___ Dataset excerpt

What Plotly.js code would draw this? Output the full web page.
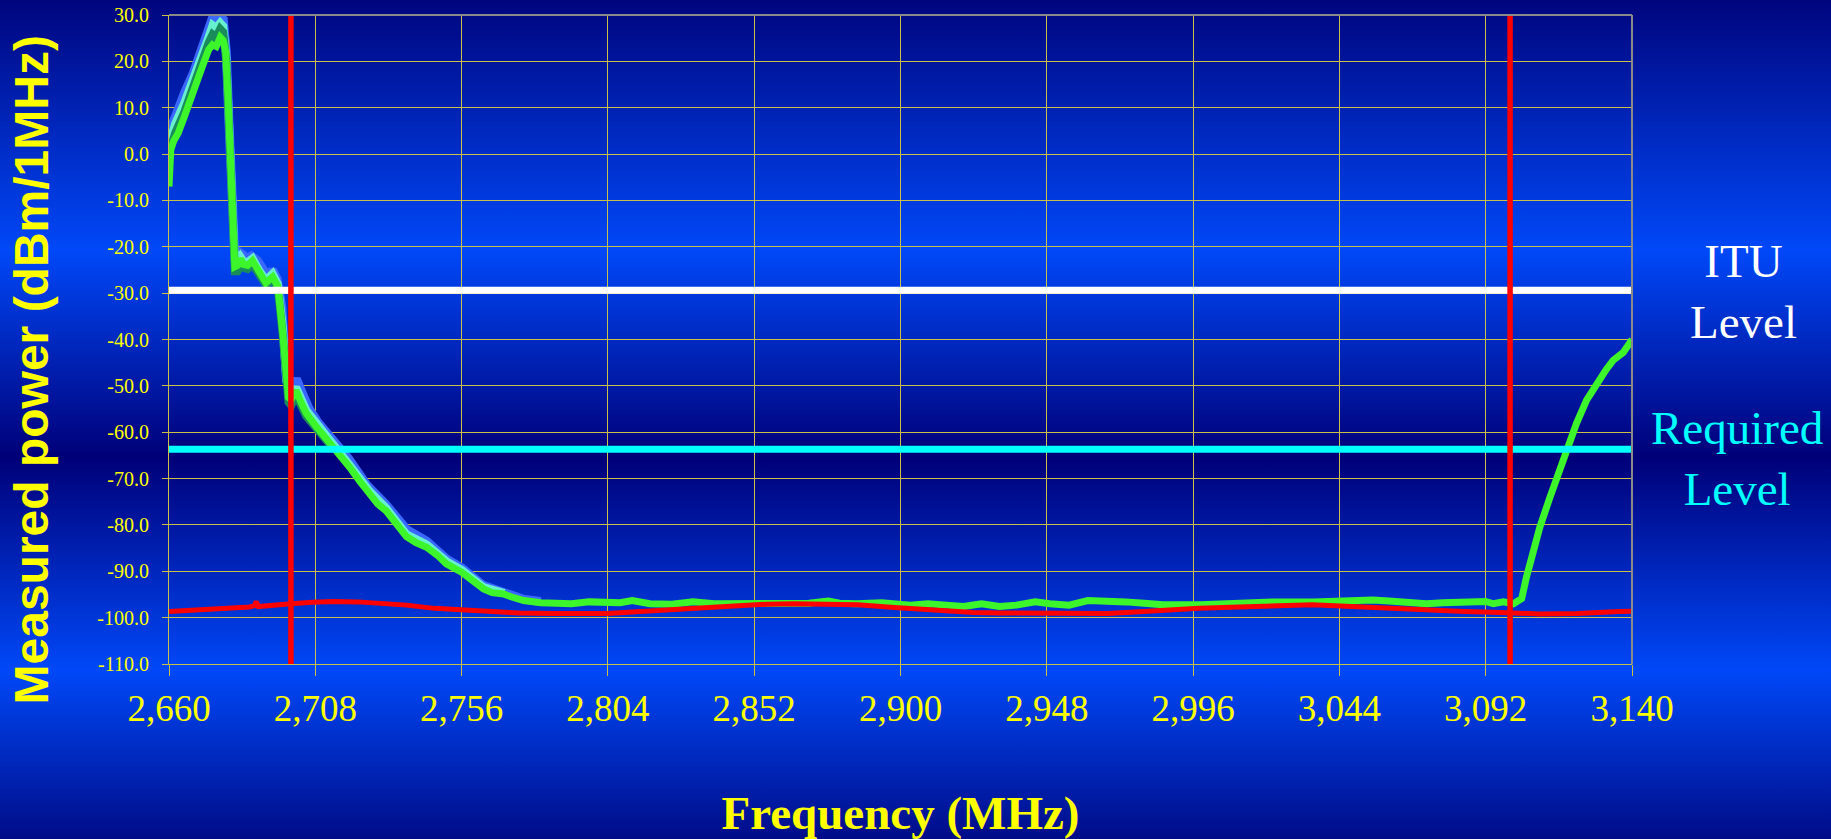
<!DOCTYPE html>
<html>
<head>
<meta charset="utf-8">
<script src="https://cdn.plot.ly/plotly-3.0.1.min.js"></script>
<style>
  html, body { margin: 0; padding: 0; width: 1831px; height: 839px; overflow: hidden; }
  body {
    background: linear-gradient(to bottom,
      #00057e 0%, #0048f8 29.8%, #000078 54.5%, #0048f8 79.9%, #000c88 100%);
  }
  #chart { width: 1831px; height: 839px; }
</style>
</head>
<body>
<div id="chart"></div>
<script>
// ---------------- DATA ----------------
const xTicks = [2660, 2708, 2756, 2804, 2852, 2900, 2948, 2996, 3044, 3092, 3140];
const xTickLabels = ["2,660", "2,708", "2,756", "2,804", "2,852", "2,900", "2,948", "2,996", "3,044", "3,092", "3,140"];
const yTicks = [-110, -100, -90, -80, -70, -60, -50, -40, -30, -20, -10, 0, 10, 20, 30];
const yTickLabels = ["-110.0", "-100.0", "-90.0", "-80.0", "-70.0", "-60.0", "-50.0", "-40.0", "-30.0", "-20.0", "-10.0", "0.0", "10.0", "20.0", "30.0"];

const ituLevel = -29.4;        // dBm/1MHz
const requiredLevel = -63.7;   // dBm/1MHz
const bandEdges = [2700, 3100]; // MHz

// main measured trace (green)
const greenFreq = [2660, 2660.6, 2661.5, 2663, 2665, 2668, 2671, 2673, 2674.3, 2675.5, 2676.8, 2677.8, 2678.6, 2679.3, 2680, 2680.5, 2681.1, 2681.6, 2682.5, 2683.5, 2684.5, 2685.8, 2687.4, 2689.5, 2691.8, 2694, 2695.7, 2697.3, 2698.5, 2699.2, 2700.1, 2701.7, 2703.3, 2705, 2708.3, 2712.7, 2716, 2719.2, 2722.5, 2725.8, 2728.5, 2731.3, 2734.5, 2737.9, 2741, 2744.5, 2748, 2751, 2756, 2760, 2763.2, 2766, 2769.8, 2772.2, 2776.4, 2782, 2787.4, 2792, 2797.9, 2803.8, 2808, 2812, 2817.8, 2825, 2831.9, 2838.9, 2850.5, 2862.2, 2870, 2876.3, 2880, 2885.6, 2893.8, 2903.2, 2909, 2915, 2920.7, 2926.6, 2932.5, 2938, 2944.2, 2949, 2955.3, 2961.5, 2967, 2973.8, 2980, 2986.1, 2998.5, 3004, 3010.8, 3023.1, 3035.5, 3041, 3047.8, 3055, 3060.2, 3066, 3072.5, 3078, 3084.8, 3090.1, 3092, 3094.5, 3097.8, 3101.1, 3103.8, 3105.4, 3107.6, 3109.8, 3113.1, 3115.8, 3118.5, 3121.8, 3125.1, 3129.4, 3131.5, 3133.8, 3135.5, 3137.1, 3138.8, 3140];
const greenPower = [-7, 1, 2.8, 4.5, 8, 14, 19, 22.5, 23.6, 23.2, 25.2, 24.5, 22, 13, 0, -10, -19, -24.3, -24, -22.6, -23.8, -24, -23, -25.5, -27.8, -26.5, -28.5, -38.5, -50, -52.5, -53, -51, -53.5, -55.9, -58.8, -62.2, -65, -67.5, -70.5, -73.3, -75.5, -77, -79.8, -82.5, -83.8, -84.8, -86.5, -88.4, -90.2, -92.3, -93.8, -94.6, -94.9, -95.5, -96.3, -96.8, -97.0, -97.0, -96.6, -96.8, -96.8, -96.3, -97.0, -97.1, -96.6, -97.0, -97.0, -97.1, -96.9, -96.4, -96.9, -97.0, -96.8, -97.3, -97.0, -97.3, -97.6, -97.0, -97.6, -97.3, -96.6, -97.0, -97.3, -96.3, -96.6, -96.6, -96.9, -97.2, -97.2, -97.0, -96.8, -96.6, -96.6, -96.5, -96.1, -96.2, -96.4, -96.8, -97.0, -96.8, -96.6, -96.4, -96.5, -97.0, -96.6, -97.0, -95.9, -91.2, -85.5, -80.4, -74.0, -68.9, -63.2, -58.1, -53.1, -48.4, -46.5, -44.5, -43.6, -42.8, -41.2, -40];

// other measured traces visible behind the green one
const blueFreq = [2660, 2662, 2665, 2668, 2671, 2673, 2674.3, 2675.5, 2676.8, 2677.8, 2678.8, 2679.6, 2680.3, 2681.0, 2681.6, 2683.3, 2684.5, 2685.6, 2687, 2689, 2691, 2692.5, 2694, 2695.5, 2697, 2698.5, 2700, 2701.8, 2704, 2706, 2709, 2713, 2719, 2725, 2731, 2738, 2744.5, 2751, 2756, 2763, 2770, 2776, 2782];
const bluePower = [4.5, 8.5, 13, 17.5, 23, 27, 29.4, 28.6, 29.5, 29, 22, 8, -5, -17, -22.5, -21.3, -22, -22.5, -22, -23, -25, -26.5, -25, -27, -33, -48, -51, -48.5, -52, -55, -58, -61, -65.8, -71.5, -75.5, -81, -83.5, -87.3, -89.3, -93, -94.5, -96, -96.5];

const aquaFreq = [2660, 2662, 2665, 2668, 2671, 2673, 2674.3, 2675.5, 2676.8, 2677.8, 2678.8, 2679.6, 2680.3, 2681.0, 2681.6, 2683.3, 2684.5, 2685.8, 2687.4, 2689.5, 2691.8, 2694, 2695.7, 2697.3, 2698.5, 2700, 2701.7, 2705, 2708.3, 2712.7, 2719.2, 2725.8, 2731.3, 2737.9, 2744.5, 2751, 2756, 2763.2, 2770];
const aquaPower = [2, 6.5, 11, 16, 21.5, 25.3, 27.8, 27.2, 28.3, 27.6, 21, 6, -6, -18, -23.3, -22, -23.2, -23.3, -22.5, -25, -27.2, -25.8, -28, -37, -49, -52.3, -50.3, -55.2, -58.2, -61.6, -67, -72.7, -76.4, -82, -84.2, -87.8, -89.7, -93.4, -94.7];

const tealFreq = [2660, 2662, 2665, 2668, 2671, 2673, 2674.3, 2675.5, 2676.8, 2677.8, 2678.8, 2679.6, 2680.3, 2681.0, 2681.6, 2682.5, 2683.5, 2684.5, 2685.8, 2687.4, 2689.5, 2691.8, 2694, 2695.7, 2697.3, 2698.5, 2699.2, 2700.1, 2701.7, 2705, 2708.3, 2712.7];
const tealPower = [0, 4.5, 9, 15, 20.5, 24, 25.8, 25.2, 27, 26.3, 20, 5, -7, -19, -25.3, -25.3, -24.3, -24.5, -24.8, -23.8, -26, -28.2, -27, -29, -39, -50.5, -53.5, -54.2, -52, -56.5, -59.3, -62.6];

// noise floor (red)
const floorFreq = [2660, 2670, 2680, 2686.4, 2688, 2688.6, 2689.3, 2695, 2700, 2707, 2714, 2722, 2730, 2738, 2747, 2755, 2763, 2775, 2786, 2804, 2812, 2821, 2830, 2839, 2848, 2856, 2865, 2874, 2886, 2898, 2906, 2915, 2924, 2932, 2952, 2968, 2977, 2986, 2998, 3011, 3023, 3035, 3048, 3060, 3073, 3085, 3097, 3110, 3122, 3130, 3136, 3140];
const floorPower = [-98.7, -98.4, -98.0, -97.7, -97.4, -96.5, -97.6, -97.4, -97.0, -96.7, -96.5, -96.6, -96.9, -97.3, -98.0, -98.3, -98.7, -99.0, -99.1, -99.1, -98.8, -98.4, -98.0, -97.6, -97.3, -97.1, -97.0, -97.0, -97.2, -97.8, -98.2, -98.6, -98.9, -99.0, -99.1, -99.1, -98.8, -98.4, -98.0, -97.7, -97.4, -97.2, -97.6, -98.0, -98.4, -98.7, -98.9, -99.2, -99.1, -99.0, -98.7, -98.6];

// ---------------- CHART ----------------
const xMin = xTicks[0], xMax = xTicks[xTicks.length - 1];
const yMin = yTicks[0], yMax = yTicks[yTicks.length - 1];

const traces = [
  {x: blueFreq, y: bluePower, mode: 'lines', line: {color: '#3a68ff', width: 9}, hoverinfo: 'skip'},
  {x: aquaFreq, y: aquaPower, mode: 'lines', line: {color: '#66f0d0', width: 8}, hoverinfo: 'skip'},
  {x: tealFreq, y: tealPower, mode: 'lines', line: {color: '#1a8c5c', width: 8}, hoverinfo: 'skip'},
  {x: greenFreq, y: greenPower, mode: 'lines', line: {color: '#3cf52a', width: 7}, hoverinfo: 'skip'},
  {x: floorFreq, y: floorPower, mode: 'lines', line: {color: '#ff0000', width: 5}, hoverinfo: 'skip'},
  {x: [xMin, xMax], y: [ituLevel, ituLevel], mode: 'lines', line: {color: '#ffffff', width: 7}, hoverinfo: 'skip'},
  {x: [xMin, xMax], y: [requiredLevel, requiredLevel], mode: 'lines', line: {color: '#00ffff', width: 7}, hoverinfo: 'skip'},
  {x: [bandEdges[0], bandEdges[0]], y: [yMin, yMax], mode: 'lines', line: {color: '#ff0000', width: 5.5}, hoverinfo: 'skip'},
  {x: [bandEdges[1], bandEdges[1]], y: [yMin, yMax], mode: 'lines', line: {color: '#ff0000', width: 5.5}, hoverinfo: 'skip'}
];

const serif = 'Liberation Serif, Times New Roman, serif';
const sans = 'Liberation Sans, Arial, sans-serif';
const gridCol = '#c8c048';

const layout = {
  width: 1831, height: 839,
  margin: {l: 169, r: 199, t: 15, b: 175, pad: 0},
  paper_bgcolor: 'rgba(0,0,0,0)',
  plot_bgcolor: 'rgba(0,0,0,0)',
  showlegend: false,
  xaxis: {
    range: [xMin, xMax],
    tickvals: xTicks, ticktext: xTickLabels,
    tickfont: {family: serif, size: 37, color: '#ffff00'},
    ticks: 'outside', ticklen: 11, tickwidth: 1, tickcolor: gridCol,
    ticklabelstandoff: 1,
    showgrid: true, gridcolor: gridCol, gridwidth: 1,
    showline: true, linecolor: gridCol, linewidth: 1,
    zeroline: false, fixedrange: true,
    title: {text: '<b>Frequency (MHz)</b>', font: {family: serif, size: 47, color: '#ffff00'}, standoff: 86}
  },
  yaxis: {
    range: [yMin, yMax],
    tickvals: yTicks, ticktext: yTickLabels,
    tickfont: {family: serif, size: 20, color: '#ffff00'},
    ticks: 'outside', ticklen: 6, tickwidth: 1, tickcolor: gridCol,
    ticklabelstandoff: 9,
    showgrid: true, gridcolor: gridCol, gridwidth: 1,
    showline: true, linecolor: gridCol, linewidth: 1,
    zeroline: false, fixedrange: true
  },
  shapes: [
    {type: 'line', xref: 'paper', yref: 'paper', x0: 0, x1: 1, y0: 1, y1: 1, line: {color: '#8a8a8a', width: 2}},
    {type: 'line', xref: 'paper', yref: 'paper', x0: 1, x1: 1, y0: 0, y1: 1, line: {color: '#8a8a8a', width: 2}}
  ],
  annotations: [
    {text: '<b>Measured power (dBm/1MHz)</b>', xref: 'paper', yref: 'paper', x: -0.094, y: 0.453,
     xanchor: 'center', yanchor: 'middle', textangle: -90, showarrow: false,
     font: {family: sans, size: 48, color: '#ffff00'}},
    {text: 'ITU<br>Level', xref: 'paper', yref: 'paper', x: 1.0759, y: 0.5732,
     xanchor: 'center', yanchor: 'middle', showarrow: false,
     font: {family: serif, size: 47, color: '#ffffff'}},
    {text: 'Required<br>Level', xref: 'paper', yref: 'paper', x: 1.0718, y: 0.3166,
     xanchor: 'center', yanchor: 'middle', showarrow: false,
     font: {family: serif, size: 47, color: '#00ffff'}}
  ]
};

Plotly.newPlot('chart', traces, layout, {displayModeBar: false, staticPlot: true});
</script>
</body>
</html>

______

Exercise instructions:
Copy nothing but the lines from the top of the material through the line holding "const bandEdges = [2700, 3100]; // MHz", exactly as written; omit pictures.

Final answer:
What Plotly.js code would draw this? Output the full web page.
<!DOCTYPE html>
<html>
<head>
<meta charset="utf-8">
<script src="https://cdn.plot.ly/plotly-3.0.1.min.js"></script>
<style>
  html, body { margin: 0; padding: 0; width: 1831px; height: 839px; overflow: hidden; }
  body {
    background: linear-gradient(to bottom,
      #00057e 0%, #0048f8 29.8%, #000078 54.5%, #0048f8 79.9%, #000c88 100%);
  }
  #chart { width: 1831px; height: 839px; }
</style>
</head>
<body>
<div id="chart"></div>
<script>
// ---------------- DATA ----------------
const xTicks = [2660, 2708, 2756, 2804, 2852, 2900, 2948, 2996, 3044, 3092, 3140];
const xTickLabels = ["2,660", "2,708", "2,756", "2,804", "2,852", "2,900", "2,948", "2,996", "3,044", "3,092", "3,140"];
const yTicks = [-110, -100, -90, -80, -70, -60, -50, -40, -30, -20, -10, 0, 10, 20, 30];
const yTickLabels = ["-110.0", "-100.0", "-90.0", "-80.0", "-70.0", "-60.0", "-50.0", "-40.0", "-30.0", "-20.0", "-10.0", "0.0", "10.0", "20.0", "30.0"];

const ituLevel = -29.4;        // dBm/1MHz
const requiredLevel = -63.7;   // dBm/1MHz
const bandEdges = [2700, 3100]; // MHz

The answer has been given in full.